The bold first flightman, whose example disproves the fallacy that a hard rider neither cares nor knows anything about hound work, shall be our guide still. Watch him as he moves quietly through the rides of this wood—his eye quick to take in all that each hound is doing, his ear sensitive to every sound, while he may seem to be noting nothing. He knows instinctively, though he may never have seen the pack before, when a hound is lying with the reckless clamor of youth, or with the half-closed mouth and faint whimper of long-continued weakness for riot, or when another is telling the truth with hot outspoken tongue. Directly that last welcome sound reaches him, followed by Will’s view-halloa, he is out of the wood like an arrow from the bow, and with the pack as it comes together in the open.
Two fields have been crossed, and we begin to realize that the fox’s point must be a well-known stronghold of the neighboring hunt where tree-tops can be seen in the hazy distance; but his gallant effort to reach it is in vain.
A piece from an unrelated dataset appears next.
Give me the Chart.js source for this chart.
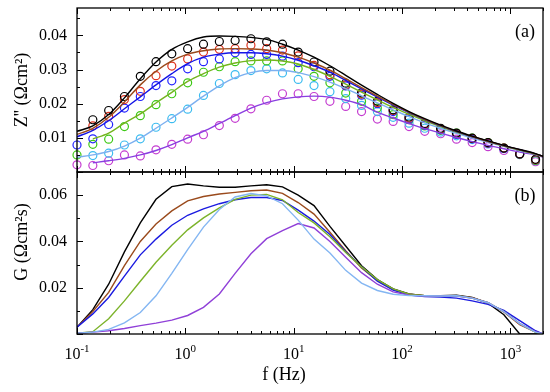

We see by the way hounds begin to twist and turn that the hunted one’s sinewy limbs are beginning to fail him, though his courage holds out to the last. There is no need to nurse your horse any longer, for the chase is near its end, and you may push over wet meadow or deep plough without fear. You cannot override hounds now or turn them from the line, for see, their hackles are up; that low, fierce growl means that they have caught a view of the sinking fox, and the shrill scream that makes every fibre tingle with excitement is a death-knell.
A minute later the clear “Whaw! whoop!” rings out over the tattered remnants for which hounds are struggling and wrangling. The superb young horsewoman, whose daring deeds have put many a bold Meltonian to shame, is handed a trophy which Diana might proudly hang at her saddle-bow, for it is the brush of as good a fox as ever led his pursuers a fast forty minutes over Leicestershire pastures.